In the apparatus 10 a first disk-like guide 51a, two guides 16 and, between these, a take-up guide 17 are provided. This configuration is repeated with these elements in diametrically opposite positions on the frames, to be used as a function of the point of extraction of the cable 14 from the spool 13.

The operation of the apparatus according to the invention is the following.

A spool 13 is installed inside the apparatus 10 and the cable 14 is made to pass from the spool 13, in succession, around a take-up guide 17, on a nearby guide 16 (the one on one side of the take-up or the one on the other side, depending on the unwinding direction of the cable) and on a first disk-like guide 51a (the one nearest to the guide 16 on which the cable is passing). From there it is brought to two consecutive guides of the second disk-like guides 51b (the ones located on the same radius that is perpendicular to the axis X), as shown in Figure 1, thus exiting from the apparatus 10 in the direction of the rotation axis X. The remaining guide 51b acts as a counterweight. In this case the spool 13 has a clockwise direction of unwinding, looking at the apparatus 10 from the side of the second guides 51b.

For anticlockwise unwinding (the unwinding direction depends on the direction of installation of the spool), the support carrying the guides is inverted 180°, with the cable passing on the guides mirror-symmetrically with respect to what is shown in Figure 1 and obtaining the opposite direction of detwisting with respect to the previous situation.

With the apparatus 110 the cable 14 is made to pass from the spool 13, in succession, on the guide 116, around the disk-shaped guide element 153 of the take-up guide 117, around the second circular groove 154, in order to return to the take-up guide 117 where it turns around the guide element 152 in order to return to the guide 116, on the first circular groove 154, and finally to the first disk-like guide 51a, from which it proceeds toward the second disk-like guides 51b, as described for the apparatus 10. The illustration shows the passage of the cable in the case of clockwise rotation of the spool. In this case too, the apparatus can be made to rotate in the other direction of rotation, therefore using the take-up guide 117 in the diametrically opposite position to the previous position, the roller 116 on the other side of this second take-up guide, and the first disk-like guide 51a mounted with the same inclination of the axis A as the previous inclination with respect to the axis C of the disk-shaped guide element 153 of this takeup guide 117. When the apparatus 10, 110 is activated, the motors activate the rotation of the spool 13, of the first frame 35 which supports the guides 16, 116, and of the second frame 38 which supports the take-up guide 17, 117.

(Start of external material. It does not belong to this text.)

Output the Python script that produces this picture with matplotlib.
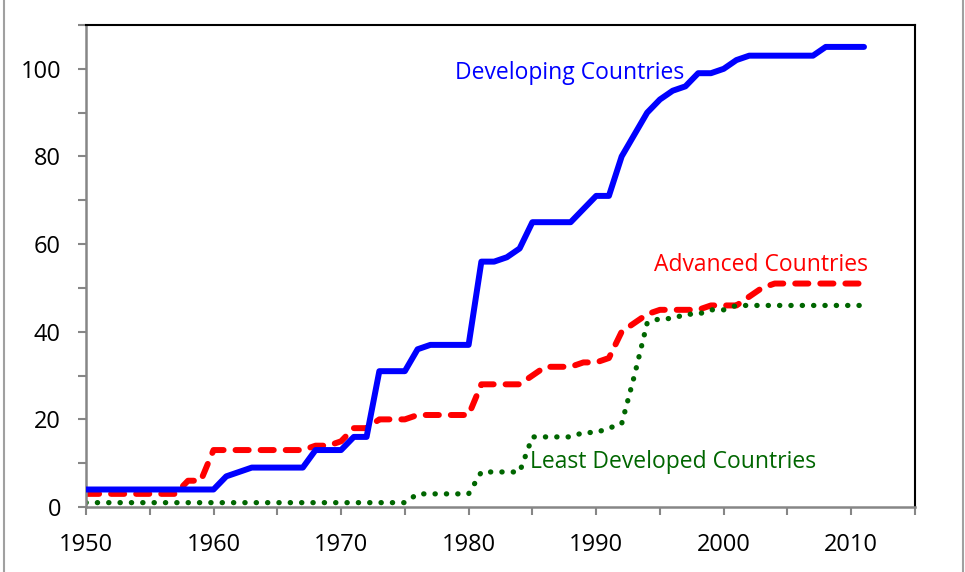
import numpy as np
import matplotlib.pyplot as plt
from matplotlib.lines import Line2D

# Cumulative number of countries (1950-2011)
years = list(range(1950, 2012))

developing = [4, 4, 4, 4, 4, 4, 4, 4, 4, 4,        # 1950-1959
              4, 7, 8, 9, 9, 9, 9, 9, 13, 13,      # 1960-1969
              13, 16, 16, 31, 31, 31, 36, 37, 37, 37,   # 1970-1979
              37, 56, 56, 57, 59, 65, 65, 65, 65, 68,   # 1980-1989
              71, 71, 80, 85, 90, 93, 95, 96, 99, 99,   # 1990-1999
              100, 102, 103, 103, 103, 103, 103, 103, 105, 105,  # 2000-2009
              105, 105]                                # 2010-2011

advanced = [3, 3, 3, 3, 3, 3, 3, 3, 6, 6,
            13, 13, 13, 13, 13, 13, 13, 13, 14, 14,
            15, 18, 18, 20, 20, 20, 21, 21, 21, 21,
            21, 28, 28, 28, 28, 30, 32, 32, 32, 33,
            33, 34, 40, 42, 44, 45, 45, 45, 45, 46,
            46, 46, 48, 50, 51, 51, 51, 51, 51, 51,
            51, 51]

least_dev = [1, 1, 1, 1, 1, 1, 1, 1, 1, 1,
             1, 1, 1, 1, 1, 1, 1, 1, 1, 1,
             1, 1, 1, 1, 1, 1, 3, 3, 3, 3,
             3, 8, 8, 8, 8, 16, 16, 16, 16, 17,
             17, 18, 19, 30, 42, 43, 43, 44, 44, 45,
             45, 46, 46, 46, 46, 46, 46, 46, 46, 46,
             46, 46]

plt.rcParams['font.family'] = ['Open Sans', 'DejaVu Sans']

fig = plt.figure(figsize=(9.65, 5.72), dpi=100)
ax = fig.add_axes([0.0891, 0.1136, 0.9482 - 0.0891, 0.9563 - 0.1136])

ax.plot(years, developing, color='#0000FF', lw=4.3, solid_capstyle='round',
        solid_joinstyle='round', zorder=3)
ax.plot(years, advanced, color='#FF0000', lw=4.3, dashes=(2.2, 2.0),
        dash_capstyle='round', zorder=2)
ax.plot(years, least_dev, color='#006600', lw=3.8, dashes=(0.05, 2.1),
        dash_capstyle='round', zorder=2)

ax.set_xlim(1950, 2015)
ax.set_ylim(0, 110)
ax.set_xticks(range(1950, 2011, 10))
ax.set_xticks(range(1955, 2016, 10), minor=True)
ax.set_yticks(range(0, 101, 20))
ax.set_yticks(range(10, 111, 20), minor=True)

gray = '#868686'
for s in ['left', 'bottom']:
    ax.spines[s].set_color(gray)
    ax.spines[s].set_linewidth(1.8)
for s in ['top', 'right']:
    ax.spines[s].set_color('black')
    ax.spines[s].set_linewidth(1.5)

ax.tick_params(which='both', direction='out', length=6, width=1.5, color=gray,
               labelsize=17, labelcolor='black')
ax.tick_params(axis='x', pad=13)
ax.tick_params(axis='y', pad=12)

ax.text(1987.9, 99.0, 'Developing Countries', color='#0000FF', fontsize=16.5,
        ha='center', va='center')
ax.text(2011.3, 55.2, 'Advanced Countries', color='#FF0000', fontsize=16.5,
        ha='right', va='center')
ax.text(1984.8, 10.2, 'Least Developed Countries', color='#006600', fontsize=16.5,
        ha='left', va='center')

# chart-area border (sides visible in the reference)
fig.add_artist(Line2D([0.004, 0.004], [0, 1], color='#A0A0A0', lw=1.5))
fig.add_artist(Line2D([0.998, 0.998], [0, 1], color='#A0A0A0', lw=1.5))

fig.savefig('out.png', dpi=100)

The rotation speed of the second frame 38 which supports the take-up is set at a slightly greater level than the rotation speed of the first frame 35. The torque of the third motors applied to the third pulley 31 is modulated/limited in order to ensure, with the take-up guide 17, 117, a push to counteract the sag formed by the cable 14 between the exit point of the spool 13 and the entry point of the first guide 51a, so as to keep it under tension during its unwinding from the spool 13 in contrast with the direction of pull of the cable 14.

During the rotation and the unwinding of the cable 14, the angular position error of the take-up 17, 117 (the difference between its "zero position" and the position of the cage 15) is detected by the means for coordination and is communicated to the control system which as a consequence modifies the rotation speed of the spool 13 in order to cancel out the position error of the take-up 17, 117.

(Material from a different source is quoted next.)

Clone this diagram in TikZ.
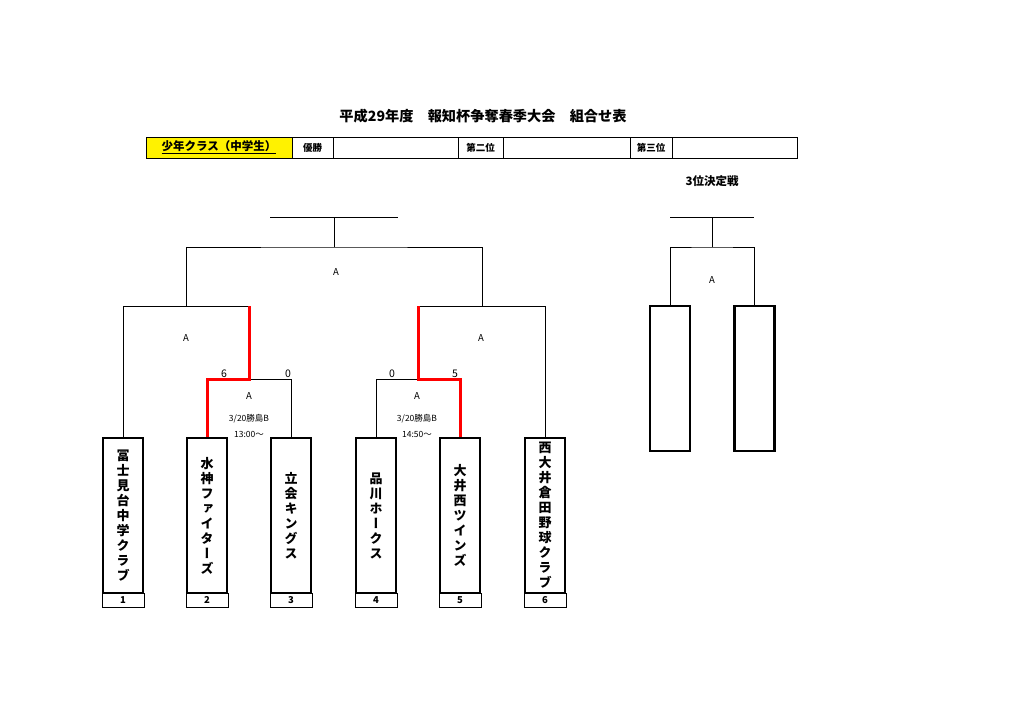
\documentclass[tikz,border=0pt]{standalone}
\usepackage{fontspec}
\setmainfont{Noto Sans CJK JP}
\newfontfamily\tatefont[RawFeature=+vert]{Noto Sans CJK JP}
\usetikzlibrary{positioning, calc}

\begin{document}
\begin{tikzpicture}[x=1pt, y=-1pt,
    cell/.style={rectangle, draw, line width=0.8pt, minimum height=21pt, inner sep=0pt, outer sep=0pt, font=\bfseries\fontsize{9.5}{10}\selectfont},
    team/.style={rectangle, draw, line width=2.4pt, minimum width=40pt, minimum height=155pt, inner sep=0pt, align=center, font=\tatefont\bfseries\fontsize{13}{15}\selectfont},
    num/.style={rectangle, draw, line width=0.8pt, minimum width=42pt, minimum height=14pt, inner sep=0pt, font=\bfseries\fontsize{9.5}{10}\selectfont},
    lbl/.style={inner sep=0pt, font=\fontsize{9.5}{10}\selectfont},
    date/.style={inner sep=0pt, font=\fontsize{8.5}{9}\selectfont},
    score/.style={inner sep=0pt, font=\fontsize{10.5}{11}\selectfont},
    win/.style={red, line width=3pt},
    line/.style={line width=0.8pt},
]
\useasboundingbox[fill=white] (0,0) rectangle (1024,724);

% Title
\node[inner sep=0pt, font=\bfseries\fontsize{14.2}{15}\selectfont] (title) at (483,116) {平成29年度　報知杯争奪春季大会　組合せ表};

% Header row
\node[cell, fill=yellow, minimum width=146pt, font=\bfseries\fontsize{11.5}{12}\selectfont] (cls) at (219,147.5) {\underline{少年クラス（中学生）}};
\node[cell, minimum width=41pt, right=0pt of cls] (first) {優勝};
\node[cell, minimum width=125pt, right=0pt of first] (firstv) {};
\node[cell, minimum width=45pt, right=0pt of firstv] (second) {第二位};
\node[cell, minimum width=127pt, right=0pt of second] (secondv) {};
\node[cell, minimum width=42pt, right=0pt of secondv] (third) {第三位};
\node[cell, minimum width=125pt, right=0pt of third] (thirdv) {};

% Teams
\node[team] (t1) at (123,515.5) {冨\\士\\見\\台\\中\\学\\ク\\ラ\\ブ};
\node[team] (t2) at (207,515.5) {水\\神\\フ\\ァ\\イ\\タ\\ー\\ズ};
\node[team] (t3) at (291,515.5) {立\\会\\キ\\ン\\グ\\ス};
\node[team] (t4) at (376,515.5) {品\\川\\ホ\\ー\\ク\\ス};
\node[team] (t5) at (460,515.5) {大\\井\\西\\ツ\\イ\\ン\\ズ};
\node[team] (t6) at (545,515.5) {西\\大\\井\\倉\\田\\野\\球\\ク\\ラ\\ブ};
\foreach \i in {1,...,6}
  \node[num, below=-1.2pt of t\i] (n\i) {\i};

% Bracket points
\coordinate (m1) at (249,379);
\coordinate (m2) at (418,379);
\coordinate (s1) at (186,306);
\coordinate (s2) at (482,306);
\coordinate (f) at (334,247);
\coordinate (top) at (334,217);

% Round 1
\draw[line] (t3.north) |- (m1);
\draw[line] (t4.north) |- (m2);
\node[score] (sc2) at (224,374) {6};
\node[score] (sc3) at (288,374) {0};
\node[score] (sc4) at (392,374) {0};
\node[score] (sc5) at (455,374) {5};
\node[lbl] (a1) at (249,396) {A};
\node[date] (d1) at (249,419) {3/20勝島B};
\node[date] (h1) at (249,434) {13:00～};
\node[lbl] (a2) at (417,396) {A};
\node[date] (d2) at (417,419) {3/20勝島B};
\node[date] (h2) at (417,434) {14:50～};

% Semi finals
\draw[line] (t1.north) |- (m1 |- s1);
\draw[line] (t6.north) |- (m2 |- s2);
\draw[win] (t2.north) |- (m1) -- (m1 |- s1);
\draw[win] (t5.north) |- (m2) -- (m2 |- s2);
\node[lbl] (a3) at (186,338) {A};
\node[lbl] (a4) at (481,338) {A};

% Final
\draw[line] (s1) |- (f) -| (s2);
\draw[line] (f) -- (top);
\draw[line] ([xshift=-64pt]top) -- ([xshift=64pt]top);
\node[lbl] (a5) at (336,272) {A};

% Third place
\node[inner sep=0pt, font=\bfseries\fontsize{11.5}{12}\selectfont] (tp) at (712,181) {3位決定戦};
\node[team, minimum height=145pt] (p1) at (670,378.5) {};
\node[team, minimum height=145pt] (p2) at (754.5,378.5) {};
\coordinate (pf) at (712,247);
\coordinate (ptop) at (712,217);
\draw[line] (p1.north) |- (pf) -| (p2.north);
\draw[line] (pf) -- (ptop);
\draw[line] ([xshift=-42pt]ptop) -- ([xshift=42pt]ptop);
\node[lbl] (a6) at (712,280) {A};
\end{tikzpicture}
\end{document}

The zero position of the take-up 17, 117 is a configurable, preferably intermediate, position in the opening 46.

Every disturbance of the speed of the cable released by the spool 13 (owing to various phenomena such as: momentary variations of the diameter, tugging of the stranded cable, transients of acceleration and deceleration of the line, etc.) induces a positive or negative position error of the take-up 17, 117 which makes the control system react in order to decrease that error.

For example, a sudden decrease in the speed of the stranding line will result in a relaxing of the cable exiting from the spool 13 being unwound. The effect of the slowing of the cable 14 is substantially a displacement of the take-up guide 17, 117 which moves away from the guide 16, 116 on which the cable 14 is provided, in the direction of increase of the sag. The displacement is read by the angular position transducer, and the control system acts on the first motor to slow the rotation of the spool, so as to make the position of the take-up guide 17, 117 recover toward the "zero position" and return the sag to the original length.

Obviously the opposite occurs when the cable 13 undergoes an increase in the speed of unwinding from the spool 13.

The take-up guide 17, 117, although varying its position in such transients, still keeps the push toward the sag of the cable constant, and therefore keeps the tension of the cable constant.

Substantially the apparatus 10, 110 according to the invention is capable of detwisting the cable being unwound and adjusting its tension autonomously and moment by moment.

The apparatus 10, 110 according to the invention enables a precise control of the tension of the cable, with spools of small dimensions, of medium dimensions (above 400 mm in diameter) and of large dimensions (up to diameters of 800 mm), thus overcoming the speed limitations and therefore the productive limitations imposed by conventional apparatuses.

In practice it has been found that the invention fully achieves the intended aim and objects, by providing an apparatus that operates at a greater rotation speed than conventional machines, because it is able to contain, with constant and continuous control of the tension and of the rotation speed of the spool, the induced moments, and to limit and compensate for the deformations of the structure, independently of the weight and, as a consequence, of the inertias of the spools. A precise control and the containment of the induced moments makes it possible to limit the wear and tear of the mechanical elements.

It should also be noted that the concentricity of the shafts in rotation and of the frames supporting the guides makes it possible to obtain an apparatus that offers reduced space occupation.

The invention thus conceived is susceptible of numerous modifications and variations, all of which are within the scope of the appended claims. Moreover, all the details may be substituted by other, technically equivalent elements.

In practice the materials employed, provided they are compatible with the specific use, and the contingent dimensions and shapes, may be any according to requirements and to the state of the art.

The disclosures in Italian Patent Application No. 102021000002411 from which this application claims priority are incorporated herein by reference. Where technical features mentioned in any claim are followed by reference signs, those reference signs have been included for the sole purpose of increasing the intelligibility of the claims and accordingly, such reference signs do not have any limiting effect on the interpretation of each element identified by way of example by such reference signs.